The North Otago real estate market is bucking the national trend once again.
Statistics for July show New Zealand, for the first time in more than 10 years, has become a buyers’ market as sales slow down. However, the Waitaki district seems to be somewhat of an anomaly, the number of listings falling by almost a-third.
The New Zealand Property Report for July 2022 released by realestate.co.nz revealed the number of houses on the market had fallen by 31.9% in the Waitaki region, compared with the same time last year. Nationally, more than 11 regions had doubled their stock for the same period.
One Agency’s Alan McLay said real estate agents had been ‘‘having a ball’’ with a buoyant property market over the past few years. Things had slowed but it was a ‘‘correction’’ that needed to occur.
‘‘Realistically, you hate it dropping, but you don’t want it to keep going — you know it’s unreal,’’ Mr McLay said.
‘‘In Oamaru, we’re quite unique because we don’t peak and trough like the other places do. We tend to climb gradually, and flatten off.
‘‘So I’m reasonably optimistic about our market, but I think we have to face realities, it’s not going to be quite as buoyant as it’s been.’’
Buyers were looking ‘‘across the board’’ for houses, but things were slowing down at the ‘‘bread-and-butter’’ end of the market — in the $300-$500,000 price bracket —where the majority of sales took place, he said.
‘‘Some of the higher-end ones, I think, tend not to be quite as affected. They probably sell to the same extent they always have.’’
LJ Hooker Oamaru principal Stephen Robertson and Property Brokers agent Heather Burgher agreed the local market had slowed, but for them the number of out-of-town inquiries had been significant.
Mr Robertson put the listing shortage down to the unusually bad weather, and he expected it to pick up in spring.
‘‘It’s been a pretty wet month, the last month, and I think that has an impact on everything, but our out-of-town inquiry is probably doubled, so that’s really interesting.’’
Of the inquiries they received on properties, about 40% were from out of town, compared to a more usual 20%, he said.
‘‘So, increase in out-of-town inquiry, definitely slower locally, but again I think that’s weather-impacted in winter, and should come right in spring’’
There was an element of levelling out in the market, but he thought it should hold quite well.
‘‘Again, what we’re seeing is the out-of-town interest increasing because of that affordability factor, so that tends to hold our market longer and stops it from dropping really . . . we saw the same pattern in 2008.’’
Mrs Burgher said Property Brokers also had strong interest from ‘‘up north’’, particularly for lifestyle properties, of which there were few.
‘‘We had 13 inquiries on one of our lifestyle properties a month ago.’’
The drop in residential listings in and around Oamaru and surrounding towns, was probably reflected in residential sales.

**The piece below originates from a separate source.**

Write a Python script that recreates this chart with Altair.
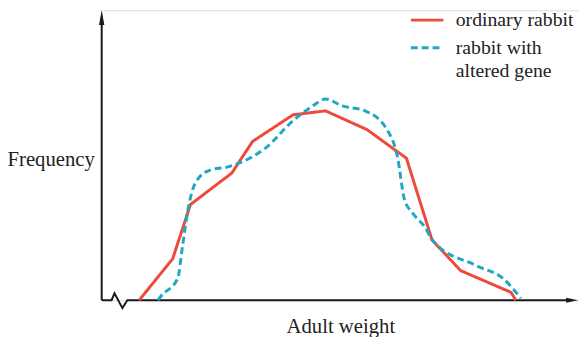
import altair as alt
import pandas as pd

# Series (arbitrary units: weight along x, frequency up y)
series_names = ["ordinary rabbit", "rabbit with altered gene"]
weight_ordinary = [38, 72, 90, 132, 153, 194, 227, 269, 309, 335, 364, 415, 420]
freq_ordinary = [0, 42, 97, 129, 161, 188, 192, 173, 144, 61, 30, 8, 0]
weight_altered = [57, 60, 77, 82, 87, 95, 110, 127, 150, 167, 194, 214, 227, 244,
                  267, 290, 300, 307, 314, 327, 337, 380, 407, 425]
freq_altered = [0, 4, 22, 55, 89, 119, 132, 135, 144, 155, 182, 197, 204, 197,
                192, 172, 145, 102, 90, 75, 59, 35, 22, 2]

# Drawn axes (x axis with a break zig-zag), in the same data units
x_axis_weight = [0, 10, 13, 21, 26, 476]
x_axis_freq = [0, 0, 7, -8, 0, 0]
y_axis_weight = [0, 0]
y_axis_freq = [0, 286]
arrow_up = {"weight": [0], "freq": [286.5]}
arrow_right = {"weight": [477], "freq": [0]}

RED = "#ee4a3b"
CYAN = "#20a8c2"
INK = "#1a1a1a"
FONT = "Liberation Serif"
FS = 21
LFS = 20

ord_df = pd.DataFrame({"weight": weight_ordinary, "freq": freq_ordinary,
                       "series": series_names[0]})
alt_df = pd.DataFrame({"weight": weight_altered, "freq": freq_altered,
                       "series": series_names[1]})
xaxis_df = pd.DataFrame({"weight": x_axis_weight, "freq": x_axis_freq}).reset_index()
yaxis_df = pd.DataFrame({"weight": y_axis_weight, "freq": y_axis_freq})

X = alt.X("weight:Q", scale=alt.Scale(domain=[0, 484], nice=False, zero=False),
          axis=alt.Axis(title="Adult weight", domain=False, ticks=False, labels=False,
                        grid=False, titleX=242, titleY=33, titleAlign="center",
                        titleBaseline="alphabetic", titleFont=FONT, titleFontSize=FS,
                        titleFontWeight="normal", titleColor="#222"))
Y = alt.Y("freq:Q", scale=alt.Scale(domain=[0, 294], nice=False, zero=False),
          axis=alt.Axis(title="Frequency", domain=False, ticks=False, labels=False,
                        grid=False, titleAngle=0, titleX=-96, titleY=157,
                        titleAlign="left", titleBaseline="alphabetic", titleFont=FONT,
                        titleFontSize=FS, titleFontWeight="normal", titleColor="#222"))

legend = alt.Legend(orient="none", legendX=312, legendY=-8, title=None, padding=0,
                    symbolType="stroke", symbolSize=1089, symbolStrokeWidth=3,
                    labelFont=FONT, labelFontSize=LFS, labelColor="#222",
                    labelOffset=11, rowPadding=-5, labelLimit=300,
                    labelExpr="datum.label == 'rabbit with altered gene' ? ['rabbit with', 'altered gene'] : datum.label")
color = alt.Color("series:N", scale=alt.Scale(domain=series_names, range=[RED, CYAN]),
                  legend=legend)
dash = alt.StrokeDash("series:N", scale=alt.Scale(domain=series_names,
                                                  range=[[1, 0], [7, 4]]),
                      legend=legend)

axis_x_line = alt.Chart(xaxis_df).mark_line(color=INK, strokeWidth=2).encode(
    x=X, y=Y, order=alt.Order("index:Q"))
axis_y_line = alt.Chart(yaxis_df).mark_line(color=INK, strokeWidth=2).encode(x=X, y=Y)
up = alt.Chart(pd.DataFrame(arrow_up)).mark_point(
    shape="M0,-1L0.36,1L-0.36,1Z", size=225, filled=True, color=INK, opacity=1
).encode(x=X, y=Y)
right = alt.Chart(pd.DataFrame(arrow_right)).mark_point(
    shape="M1,0L-1,-0.42L-1,0.42Z", size=144, filled=True, color=INK, opacity=1
).encode(x=X, y=Y)

red_line = alt.Chart(ord_df).mark_line(strokeWidth=3).encode(
    x=X, y=Y, color=color, strokeDash=dash)
cyan_line = alt.Chart(alt_df).mark_line(strokeWidth=3, interpolate="monotone").encode(
    x=X, y=Y, color=color, strokeDash=dash)

chart = alt.layer(axis_x_line, axis_y_line, up, right, red_line, cyan_line).properties(
    width=484, height=294,
    autosize=alt.AutoSizeParams(type="none"),
    padding={"left": 95, "top": 0, "right": 0, "bottom": 35},
).configure_view(stroke=None).configure(
    background="white",
    font=FONT,
    style={"guide-label": {"font": FONT, "fontSize": LFS, "lineHeight": 24}},
).configure_legend(labelFont=FONT, labelFontSize=LFS, labelColor="#222")

chart.save("out.html", embed_options={"renderer": "svg", "actions": False})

In March, there were 45, April 35, then in May, June and July, 31, 29 and 29, respectively, she said.
‘‘I think there are fewer people at open homes, and not a lot of first-time buyers,’’ she said.
‘‘People are still trading, but it is slowing, and properties are on the market a little longer.
‘‘I think it’s a little quieter than the last few winters, but Oamaru is still selling.’’
According to the July property report, overall average asking prices in Waitaki were looking stable, with a 2.3% rise from $468,662 in July last year, to $479,423.
A realestate.co.nz spokesperson said nationally the increase in listings was in stark contrast to record lows witnessed a year ago.
‘‘Throughout 2021, we saw record-low housing stock month after month, which would have created challenges for buyers and increased urgency in the market.
‘‘For the last few months, New Zealand has experienced housing stock levels not seen since 2019. This has created a stable and less urgent environment for buyers,’’ they said.
The figures also showed the New Zealand property market had settled into a ‘‘new, more stabilised normal’’ due to factors such as a record number of building consents for new homes, and buyer Fomo (fear of missing out) easing.